» **Material provided**:

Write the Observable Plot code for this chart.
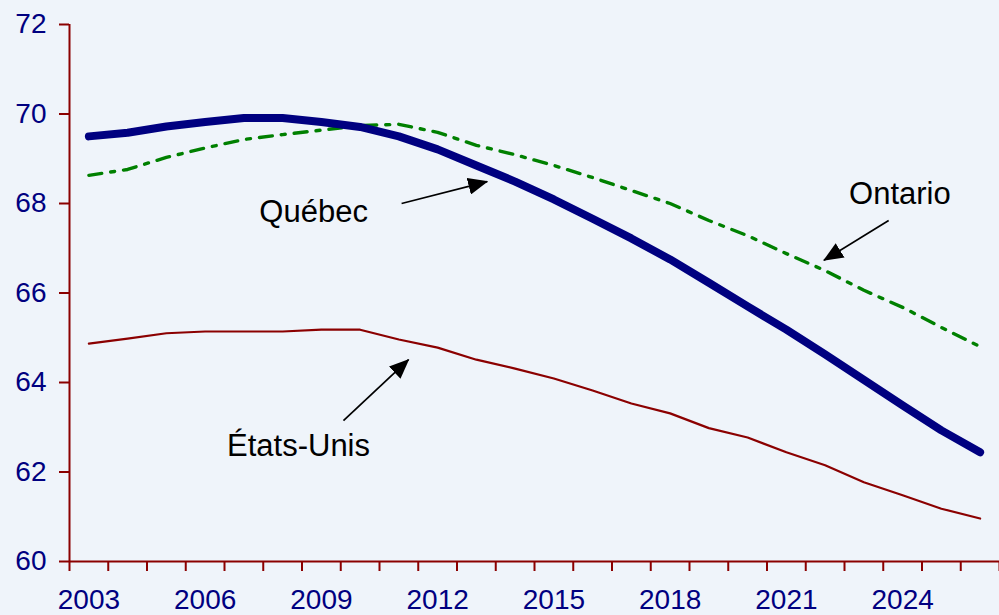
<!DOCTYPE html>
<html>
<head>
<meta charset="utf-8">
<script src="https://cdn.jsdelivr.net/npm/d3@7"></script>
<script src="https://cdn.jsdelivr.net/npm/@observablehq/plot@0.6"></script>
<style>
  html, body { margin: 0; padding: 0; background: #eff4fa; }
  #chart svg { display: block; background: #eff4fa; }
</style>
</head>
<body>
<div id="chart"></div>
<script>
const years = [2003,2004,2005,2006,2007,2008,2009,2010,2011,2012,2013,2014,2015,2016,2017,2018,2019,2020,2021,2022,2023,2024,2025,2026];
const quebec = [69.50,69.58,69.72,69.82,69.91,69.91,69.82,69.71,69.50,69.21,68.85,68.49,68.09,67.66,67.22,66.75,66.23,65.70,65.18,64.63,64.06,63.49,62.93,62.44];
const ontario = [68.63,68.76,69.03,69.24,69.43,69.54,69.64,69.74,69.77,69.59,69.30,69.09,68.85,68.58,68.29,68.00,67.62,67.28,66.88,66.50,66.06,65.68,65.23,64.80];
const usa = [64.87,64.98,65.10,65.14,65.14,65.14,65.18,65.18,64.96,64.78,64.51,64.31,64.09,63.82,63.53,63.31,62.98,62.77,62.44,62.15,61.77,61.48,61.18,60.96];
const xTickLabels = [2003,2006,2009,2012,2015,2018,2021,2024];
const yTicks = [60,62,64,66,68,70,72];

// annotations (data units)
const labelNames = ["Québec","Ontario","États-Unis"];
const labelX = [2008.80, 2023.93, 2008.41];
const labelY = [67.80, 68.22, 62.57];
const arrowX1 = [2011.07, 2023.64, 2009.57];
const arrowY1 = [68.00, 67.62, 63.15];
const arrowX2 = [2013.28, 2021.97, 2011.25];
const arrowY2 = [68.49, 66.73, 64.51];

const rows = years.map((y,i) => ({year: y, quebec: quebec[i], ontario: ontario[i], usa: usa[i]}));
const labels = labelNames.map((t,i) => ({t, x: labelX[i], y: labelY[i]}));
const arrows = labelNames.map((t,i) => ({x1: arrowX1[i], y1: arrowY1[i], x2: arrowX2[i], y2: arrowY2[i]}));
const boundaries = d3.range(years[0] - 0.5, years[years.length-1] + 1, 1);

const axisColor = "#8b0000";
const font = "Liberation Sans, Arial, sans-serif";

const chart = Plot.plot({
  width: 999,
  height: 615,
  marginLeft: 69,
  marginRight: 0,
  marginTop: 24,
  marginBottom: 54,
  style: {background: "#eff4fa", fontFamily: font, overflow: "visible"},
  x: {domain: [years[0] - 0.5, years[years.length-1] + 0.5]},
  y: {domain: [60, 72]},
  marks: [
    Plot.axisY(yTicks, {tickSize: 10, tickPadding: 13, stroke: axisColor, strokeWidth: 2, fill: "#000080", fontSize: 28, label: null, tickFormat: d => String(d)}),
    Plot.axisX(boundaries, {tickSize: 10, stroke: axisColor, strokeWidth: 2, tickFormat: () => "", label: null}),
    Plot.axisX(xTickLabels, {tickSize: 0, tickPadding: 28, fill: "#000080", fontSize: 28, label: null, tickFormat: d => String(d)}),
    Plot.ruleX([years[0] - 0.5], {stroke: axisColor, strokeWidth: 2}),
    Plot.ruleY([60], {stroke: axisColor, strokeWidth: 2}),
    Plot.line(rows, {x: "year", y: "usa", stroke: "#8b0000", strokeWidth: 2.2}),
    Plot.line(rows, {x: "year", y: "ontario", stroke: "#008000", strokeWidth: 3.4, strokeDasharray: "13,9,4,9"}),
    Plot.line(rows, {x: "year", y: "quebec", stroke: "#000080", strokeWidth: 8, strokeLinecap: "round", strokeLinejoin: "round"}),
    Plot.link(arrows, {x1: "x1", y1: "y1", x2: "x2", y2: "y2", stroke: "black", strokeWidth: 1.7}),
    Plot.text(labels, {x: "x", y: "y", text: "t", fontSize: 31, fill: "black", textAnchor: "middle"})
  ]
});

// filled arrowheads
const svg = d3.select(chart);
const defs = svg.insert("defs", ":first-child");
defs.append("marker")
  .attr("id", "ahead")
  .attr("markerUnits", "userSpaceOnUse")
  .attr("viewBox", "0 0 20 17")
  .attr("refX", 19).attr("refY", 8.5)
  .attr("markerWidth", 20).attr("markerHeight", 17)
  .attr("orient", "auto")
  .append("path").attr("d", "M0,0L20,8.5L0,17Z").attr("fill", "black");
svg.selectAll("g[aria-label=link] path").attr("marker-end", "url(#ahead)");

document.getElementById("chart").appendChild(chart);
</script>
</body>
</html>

» **Required task**: Copy out all of the material exactly as written, without its pictures.

» **Answer to this problem**:
Write the Observable Plot code for this chart.
<!DOCTYPE html>
<html>
<head>
<meta charset="utf-8">
<script src="https://cdn.jsdelivr.net/npm/d3@7"></script>
<script src="https://cdn.jsdelivr.net/npm/@observablehq/plot@0.6"></script>
<style>
  html, body { margin: 0; padding: 0; background: #eff4fa; }
  #chart svg { display: block; background: #eff4fa; }
</style>
</head>
<body>
<div id="chart"></div>
<script>
const years = [2003,2004,2005,2006,2007,2008,2009,2010,2011,2012,2013,2014,2015,2016,2017,2018,2019,2020,2021,2022,2023,2024,2025,2026];
const quebec = [69.50,69.58,69.72,69.82,69.91,69.91,69.82,69.71,69.50,69.21,68.85,68.49,68.09,67.66,67.22,66.75,66.23,65.70,65.18,64.63,64.06,63.49,62.93,62.44];
const ontario = [68.63,68.76,69.03,69.24,69.43,69.54,69.64,69.74,69.77,69.59,69.30,69.09,68.85,68.58,68.29,68.00,67.62,67.28,66.88,66.50,66.06,65.68,65.23,64.80];
const usa = [64.87,64.98,65.10,65.14,65.14,65.14,65.18,65.18,64.96,64.78,64.51,64.31,64.09,63.82,63.53,63.31,62.98,62.77,62.44,62.15,61.77,61.48,61.18,60.96];
const xTickLabels = [2003,2006,2009,2012,2015,2018,2021,2024];
const yTicks = [60,62,64,66,68,70,72];

// annotations (data units)
const labelNames = ["Québec","Ontario","États-Unis"];
const labelX = [2008.80, 2023.93, 2008.41];
const labelY = [67.80, 68.22, 62.57];
const arrowX1 = [2011.07, 2023.64, 2009.57];
const arrowY1 = [68.00, 67.62, 63.15];
const arrowX2 = [2013.28, 2021.97, 2011.25];
const arrowY2 = [68.49, 66.73, 64.51];

const rows = years.map((y,i) => ({year: y, quebec: quebec[i], ontario: ontario[i], usa: usa[i]}));
const labels = labelNames.map((t,i) => ({t, x: labelX[i], y: labelY[i]}));
const arrows = labelNames.map((t,i) => ({x1: arrowX1[i], y1: arrowY1[i], x2: arrowX2[i], y2: arrowY2[i]}));
const boundaries = d3.range(years[0] - 0.5, years[years.length-1] + 1, 1);

const axisColor = "#8b0000";
const font = "Liberation Sans, Arial, sans-serif";

const chart = Plot.plot({
  width: 999,
  height: 615,
  marginLeft: 69,
  marginRight: 0,
  marginTop: 24,
  marginBottom: 54,
  style: {background: "#eff4fa", fontFamily: font, overflow: "visible"},
  x: {domain: [years[0] - 0.5, years[years.length-1] + 0.5]},
  y: {domain: [60, 72]},
  marks: [
    Plot.axisY(yTicks, {tickSize: 10, tickPadding: 13, stroke: axisColor, strokeWidth: 2, fill: "#000080", fontSize: 28, label: null, tickFormat: d => String(d)}),
    Plot.axisX(boundaries, {tickSize: 10, stroke: axisColor, strokeWidth: 2, tickFormat: () => "", label: null}),
    Plot.axisX(xTickLabels, {tickSize: 0, tickPadding: 28, fill: "#000080", fontSize: 28, label: null, tickFormat: d => String(d)}),
    Plot.ruleX([years[0] - 0.5], {stroke: axisColor, strokeWidth: 2}),
    Plot.ruleY([60], {stroke: axisColor, strokeWidth: 2}),
    Plot.line(rows, {x: "year", y: "usa", stroke: "#8b0000", strokeWidth: 2.2}),
    Plot.line(rows, {x: "year", y: "ontario", stroke: "#008000", strokeWidth: 3.4, strokeDasharray: "13,9,4,9"}),
    Plot.line(rows, {x: "year", y: "quebec", stroke: "#000080", strokeWidth: 8, strokeLinecap: "round", strokeLinejoin: "round"}),
    Plot.link(arrows, {x1: "x1", y1: "y1", x2: "x2", y2: "y2", stroke: "black", strokeWidth: 1.7}),
    Plot.text(labels, {x: "x", y: "y", text: "t", fontSize: 31, fill: "black", textAnchor: "middle"})
  ]
});

// filled arrowheads
const svg = d3.select(chart);
const defs = svg.insert("defs", ":first-child");
defs.append("marker")
  .attr("id", "ahead")
  .attr("markerUnits", "userSpaceOnUse")
  .attr("viewBox", "0 0 20 17")
  .attr("refX", 19).attr("refY", 8.5)
  .attr("markerWidth", 20).attr("markerHeight", 17)
  .attr("orient", "auto")
  .append("path").attr("d", "M0,0L20,8.5L0,17Z").attr("fill", "black");
svg.selectAll("g[aria-label=link] path").attr("marker-end", "url(#ahead)");

document.getElementById("chart").appendChild(chart);
</script>
</body>
</html>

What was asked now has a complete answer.